Cunningham, D., Breidt, M., Kleiner, M., Wallraven, C., & Bülthoff, H. (2003). The inaccuracy and insincerity of real faces. In 3rd IASTED International Conference on Visualization, Imaging, and Image Processing (VIIP 2003) (pp. 7-12). Anaheim, CA, USA: Acta Press.


Zitierlink: http://hdl.handle.net/11858/00-001M-0000-0013-DBBF-2
Zusammenfassung
Since conversation is a central human activity, the synthesis of proper conversational behavior for Virtual Humans will become a critical issue. Facial expressions represent a critical part of interpersonal communication. Even with the most sophisticated, photo-realistic head model, an avatar who's behavior is unbelievable or even uninterpretable will be an inefficient or possibly counterproductive conversational partner.
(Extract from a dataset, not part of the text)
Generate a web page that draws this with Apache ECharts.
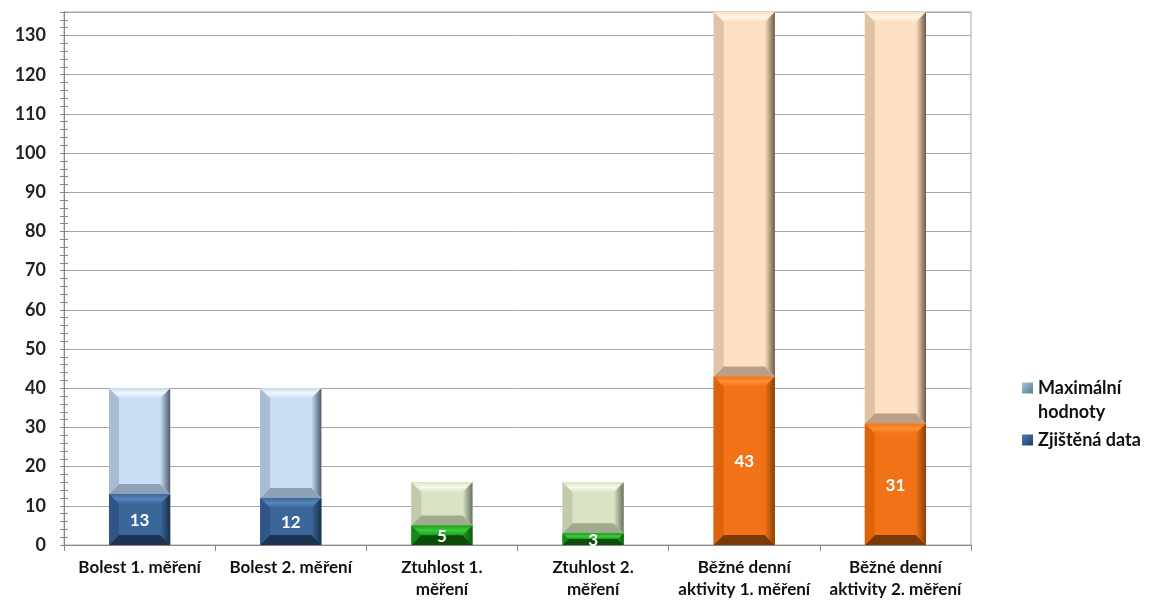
<!DOCTYPE html>
<html>
<head>
<meta charset="utf-8">
<script src="https://cdn.jsdelivr.net/npm/echarts@6/dist/echarts.min.js"></script>
<style>
html,body{margin:0;padding:0;background:#fff;}
#c{width:1157px;height:608px;}
</style>
</head>
<body>
<div id="c"></div>
<script>
const categories = ['Bolest 1. měření', 'Bolest 2. měření', 'Ztuhlost 1.\nměření', 'Ztuhlost 2.\nměření', 'Běžné denní\naktivity 1. měření', 'Běžné denní\naktivity 2. měření'];
const measured = [13, 12, 5, 3, 43, 31];
const maxima = [40, 40, 16, 16, 136, 136];
const colorGroup = [0, 0, 1, 1, 2, 2];
const seriesNames = ['Maximální hodnoty', 'Zjištěná data'];
const yMax = 136;

const palettes = {
  data: [
    {c:'#3b6699', t:'#5686c0', b:'#1d3352', l:'#2f5687', r:'#1b304c', label:true},
    {c:'#1d9d1d', t:'#3acd3a', b:'#0c4d0c', l:'#188a18', r:'#0d5a0d', label:true},
    {c:'#f27217', t:'#ff9233', b:'#7d3905', l:'#de640c', r:'#874005', label:true}
  ],
  max: [
    {c:'#c9ddf5', t:'#f1f7fe', b:'#8fa1b8', l:'#aabcd3', r:'#4e5b6b'},
    {c:'#d9e4c4', t:'#f5f9eb', b:'#a0aa8e', l:'#c1cbac', r:'#69725f'},
    {c:'#fde0c2', t:'#fff5e8', b:'#b8a088', l:'#e0c3a4', r:'#6d594a'}
  ]
};

function makeRender(pkey) {
  return function (params, api) {
    const i = api.value(0), y0 = api.value(1), y1 = api.value(2);
    const p0 = api.coord([i, y0]);
    const p1 = api.coord([i, y1]);
    const bw = api.size([1, 0])[0] * 0.405;
    const x = p0[0] - bw / 2, top = p1[1], bot = p0[1], h = bot - top;
    const b = Math.min(10, h / 2, bw / 2);
    const pal = palettes[pkey][colorGroup[params.dataIndex]];
    const children = [
      {type:'rect', shape:{x:x, y:top, width:bw, height:h}, style:{fill:pal.c}},
      {type:'polygon', shape:{points:[[x,top],[x+bw,top],[x+bw-b,top+b],[x+b,top+b]]}, style:{fill:new echarts.graphic.LinearGradient(0,0,0,1,[{offset:0,color:pal.c},{offset:0.5,color:pal.t},{offset:1,color:pal.c}])}},
      {type:'polygon', shape:{points:[[x,bot],[x+bw,bot],[x+bw-b,bot-b],[x+b,bot-b]]}, style:{fill:pal.b}},
      {type:'polygon', shape:{points:[[x,top],[x+b,top+b],[x+b,bot-b],[x,bot]]}, style:{fill:pal.l}},
      {type:'polygon', shape:{points:[[x+bw,top],[x+bw-b,top+b],[x+bw-b,bot-b],[x+bw,bot]]}, style:{fill:new echarts.graphic.LinearGradient(0,0,1,0,[{offset:0,color:pal.c},{offset:1,color:pal.r}])}}
    ];
    if (pal.label) {
      children.push({type:'text', style:{text:String(Math.round(y1 - y0)), x:p0[0], y:(top+bot)/2 + 1, align:'center', verticalAlign:'middle', fill:'#fff', font:'bold 17px Lato'}});
    }
    return {type:'group', children: children};
  };
}

const dataSeriesData = measured.map((v, i) => [i, 0, v]);
const maxSeriesData = maxima.map((m, i) => [i, measured[i], m]);

const yCommon = {type:'value', min:0, max:yMax, position:'left'};

const option = {
  animation: false,
  grid: {left:64, right:186, top:12, bottom:63, show:true, borderColor:'#a6a6a6', borderWidth:1, backgroundColor:'transparent'},
  legend: {
    orient:'vertical', left:1022, top:352, padding:0, itemGap:4, itemWidth:11, itemHeight:11,
    data:[
      {name:'Maximální hodnoty', icon:'rect', itemStyle:{color:new echarts.graphic.LinearGradient(0,0,1,1,[{offset:0,color:'#a9c6d6'},{offset:1,color:'#4d7f96'}])}},
      {name:'Zjištěná data', icon:'rect', itemStyle:{color:new echarts.graphic.LinearGradient(0,0,1,1,[{offset:0,color:'#4f7fb6'},{offset:1,color:'#1d3a60'}])}}
    ],
    formatter: function (n) { return n === 'Maximální hodnoty' ? ' \nMaximální\nhodnoty' : n; },
    textStyle:{fontFamily:'Lato', fontSize:18, fontWeight:'bold', color:'#111', lineHeight:24}
  },
  xAxis: {
    type:'category', data:categories,
    axisLine:{lineStyle:{color:'#888'}},
    axisTick:{show:true, alignWithLabel:false, length:6, interval:0, lineStyle:{color:'#888'}},
    axisLabel:{interval:0, fontFamily:'Lato', fontSize:17, color:'#111', lineHeight:22, margin:12, fontWeight:'bold'}
  },
  yAxis: [
    Object.assign({}, yCommon, {
      interval:10,
      axisLine:{show:true, lineStyle:{color:'#888'}},
      axisTick:{show:true, length:4, lineStyle:{color:'#888'}},
      axisLabel:{fontFamily:'Lato', fontSize:18, fontWeight:'bold', color:'#222', margin:18, showMaxLabel:false},
      splitLine:{show:true, lineStyle:{color:'#a6a6a6', width:1}}
    }),
    Object.assign({}, yCommon, {
      interval:2,
      axisLine:{show:false},
      axisTick:{show:true, length:4, lineStyle:{color:'#888'}},
      axisLabel:{show:false},
      splitLine:{show:false}
    }),
    Object.assign({}, yCommon, {
      interval:2,
      axisLine:{show:false},
      axisTick:{show:true, inside:true, length:4, lineStyle:{color:'#888'}},
      axisLabel:{show:false},
      splitLine:{show:false}
    })
  ],
  series: [
    {name:'Maximální hodnoty', type:'custom', renderItem:makeRender('max'), data:maxSeriesData, encode:{x:0, y:[1,2]}, itemStyle:{color:'#7aa6bb'}, z:2},
    {name:'Zjištěná data', type:'custom', renderItem:makeRender('data'), data:dataSeriesData, encode:{x:0, y:[1,2]}, itemStyle:{color:'#2f5b91'}, z:3}
  ]
};

const chart = echarts.init(document.getElementById('c'), null, {renderer:'canvas'});
chart.setOption(option);
</script>
</body>
</html>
Synthesizing expressions can be greatly aided by a detailed description of which facial motions are perceptually necessary and sufficient. Here, we recorded eight core expressions from six trained individuals using a method-acting approach. We then psychophysically determined how recognizable and believable those expressions were. The results show that people can identify these expressions quite well, although there is some systematic confusion between particular expressions. The results also show that people found the expressions to be less than convincing. The pattern of confusions and believability ratings demonstrates that there is considerable variation in natural expressions and that even real facial expressions are not always understood or believed. Moreover, the results provide the ground work necessary to begin a more fine-grained analysis of the core components of these expressions. As some initial results from a model-based manipulation of the image sequences shows, a detailed description of facial expressions can be an invaluable aid in the synthesis of unambiguous and believable Virtual Humans.